I guarantee that somewhere, tucked away inside of a tattered photo album hidden in a trunk owned by an elderly Japanese couple, is a picture of a young me in mid leap 35-feet in the air over Kapena Falls, Oahu. I personally do not own any photos of my jump, but I know at least one (if not ten, which is more likely) random tourists have one because I performed my very first cliff dive in front of a massive tour group who actually stopped in the middle of their guided experience to snap pics of me sailing over the side of the rocks like I was part of the entertainment.
I’ve been to Japan, but never retained how to say more than “doumo arigatou,” which I already knew from Styx’s Mr. Roboto song, so I don’t know what they were actually saying to one another as they waited for me to jump, but I’d imagine it was something similar to, “is she really going to jump from that high?! Honey, grab the camera, we have got to show the neighbors how dumb American kids are.”
I’m not going to lie: having them appear out of the bushes just as I was looking over the side of the cliff for the first time probably helped speed along my process – it’s hard to wuss out when 30-some foreigners have their cameras pointed towards you, waiting for you to hurry up and do your death-defying thing. A gal can’t disappoint her fan club, after all.
While I will admit that among my friends I was the first to volunteer to jump, it was mostly because I almost always want to go first when I do anything that requires bravery on my part. There are a lot of reasons for that: anticipation gives me adrenaline, which naturally makes me want to move; I’d rather not sit around contemplating whether or not something is a good idea once I’ve made up my mind to do it; my automatic response when it comes to anything my mind perceives as potential danger puts me in ‘momma bear, I’ll lead the pack and protect everyone else in the herd’ mode; and the (probably obvious, if you’ve been paying attention) fact that I’m a sucker for a dare. Yes, I freely admit that I sometimes suffer from the Marty McFly “don’t call me chicken” complex.
All of that aside, jumping off of that cliff was beyond fun: the moment I resurfaced I immediately wanted to go again. And again. It was just enough free fall air time to get a stomach drop, which I love, but not so long that I had to worry about my legs flailing out from underneath me and somehow going into the drink sideways or something equally painful. Which brings me to the point of this post: things you should know before jumping off a cliff.
- This is the most important one of them all: know without a shadow of a doubt the depth of the water that you’re about to jump into. And where the rocks are located. I can’t stress this enough – nothing will ruin your cliff-diving adventure (and life) faster that shallow water and a sharp rock. Also, for obvious reasons: make sure there’s enough space between your jumping point and the wall of the cliff.
- Jump solo: jumping at the same time as someone else is a great way to ensure you end up smashing into the other person or belly flopping into the water. I don’t know which is worse, but they’re both a painful disaster.
- Keep your legs and arms together and tight into your body, and enter the water from a straight angle. I had a friend who forgot to do this, went in on her tailbone, and ended up limping for the remainder of our vacation.

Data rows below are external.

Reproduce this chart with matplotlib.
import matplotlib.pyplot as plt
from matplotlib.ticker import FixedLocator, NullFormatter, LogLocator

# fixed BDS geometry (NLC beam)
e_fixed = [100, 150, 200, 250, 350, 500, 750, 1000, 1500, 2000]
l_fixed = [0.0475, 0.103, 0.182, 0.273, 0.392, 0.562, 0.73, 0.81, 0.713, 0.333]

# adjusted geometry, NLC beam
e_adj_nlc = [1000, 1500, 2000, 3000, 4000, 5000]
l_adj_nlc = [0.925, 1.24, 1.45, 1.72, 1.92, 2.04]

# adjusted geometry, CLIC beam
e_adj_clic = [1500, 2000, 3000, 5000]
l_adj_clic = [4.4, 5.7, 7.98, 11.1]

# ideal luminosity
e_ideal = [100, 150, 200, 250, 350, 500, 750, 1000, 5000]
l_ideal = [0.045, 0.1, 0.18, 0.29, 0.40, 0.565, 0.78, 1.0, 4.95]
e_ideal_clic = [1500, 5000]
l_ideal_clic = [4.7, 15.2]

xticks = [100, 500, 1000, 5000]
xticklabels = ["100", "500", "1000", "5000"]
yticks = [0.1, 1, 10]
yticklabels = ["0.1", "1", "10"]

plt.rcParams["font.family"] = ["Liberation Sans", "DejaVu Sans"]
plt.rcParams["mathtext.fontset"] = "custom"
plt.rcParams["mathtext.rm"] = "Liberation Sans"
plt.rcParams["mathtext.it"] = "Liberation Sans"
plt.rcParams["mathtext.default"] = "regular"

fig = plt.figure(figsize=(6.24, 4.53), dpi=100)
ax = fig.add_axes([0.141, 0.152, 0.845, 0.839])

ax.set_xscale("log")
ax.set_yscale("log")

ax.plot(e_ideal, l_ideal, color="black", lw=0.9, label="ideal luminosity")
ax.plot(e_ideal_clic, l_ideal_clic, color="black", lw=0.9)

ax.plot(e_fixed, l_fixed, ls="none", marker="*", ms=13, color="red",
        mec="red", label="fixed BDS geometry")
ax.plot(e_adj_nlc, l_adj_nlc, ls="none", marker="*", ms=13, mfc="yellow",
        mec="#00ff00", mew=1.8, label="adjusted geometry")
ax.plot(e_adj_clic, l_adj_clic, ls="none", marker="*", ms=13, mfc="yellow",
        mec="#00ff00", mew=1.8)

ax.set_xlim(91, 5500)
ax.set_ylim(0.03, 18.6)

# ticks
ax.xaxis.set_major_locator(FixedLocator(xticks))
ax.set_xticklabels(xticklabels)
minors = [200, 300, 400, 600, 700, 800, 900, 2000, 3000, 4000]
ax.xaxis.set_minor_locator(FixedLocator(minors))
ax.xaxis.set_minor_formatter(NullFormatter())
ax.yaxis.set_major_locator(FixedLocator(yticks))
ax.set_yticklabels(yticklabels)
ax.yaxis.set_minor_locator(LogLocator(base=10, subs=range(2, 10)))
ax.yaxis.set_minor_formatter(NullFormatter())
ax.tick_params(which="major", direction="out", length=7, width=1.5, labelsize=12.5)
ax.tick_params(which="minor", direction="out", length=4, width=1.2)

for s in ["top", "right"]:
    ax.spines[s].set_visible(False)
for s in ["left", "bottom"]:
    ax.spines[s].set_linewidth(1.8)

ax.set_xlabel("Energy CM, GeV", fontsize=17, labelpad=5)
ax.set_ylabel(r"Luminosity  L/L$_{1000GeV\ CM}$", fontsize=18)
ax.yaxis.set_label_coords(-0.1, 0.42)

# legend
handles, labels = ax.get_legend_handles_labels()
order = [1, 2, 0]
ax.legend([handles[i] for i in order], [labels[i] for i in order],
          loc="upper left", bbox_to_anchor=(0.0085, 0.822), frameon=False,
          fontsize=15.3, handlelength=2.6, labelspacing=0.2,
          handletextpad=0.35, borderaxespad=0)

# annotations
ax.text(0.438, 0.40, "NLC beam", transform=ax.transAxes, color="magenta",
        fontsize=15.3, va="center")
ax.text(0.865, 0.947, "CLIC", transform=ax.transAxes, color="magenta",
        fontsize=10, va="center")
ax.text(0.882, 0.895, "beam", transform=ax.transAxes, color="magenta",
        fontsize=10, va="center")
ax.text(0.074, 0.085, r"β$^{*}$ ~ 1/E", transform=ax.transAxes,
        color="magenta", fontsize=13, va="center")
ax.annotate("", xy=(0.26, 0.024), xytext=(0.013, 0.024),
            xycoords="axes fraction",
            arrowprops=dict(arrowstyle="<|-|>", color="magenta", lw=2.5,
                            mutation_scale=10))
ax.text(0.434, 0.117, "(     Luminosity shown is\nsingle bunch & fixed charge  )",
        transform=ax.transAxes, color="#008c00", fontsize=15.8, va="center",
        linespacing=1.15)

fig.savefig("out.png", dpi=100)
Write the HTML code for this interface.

- No matter where you are, know that the water is safe to swim in and even if it is, make sure you don’t have any open wounds. Ever heard of MRSA? My buddy got it from swimming in bacteria-ridden water with a scrape on his leg and almost lost a limb.
That’s my advice, for what it’s worth. If you get the opportunity to go and decide to take it, I hope you stay safe and love the experience. And if anyone over in Japan is reading this and has a picture of me from that Hawaiian dive so many years ago, I’d love to see it.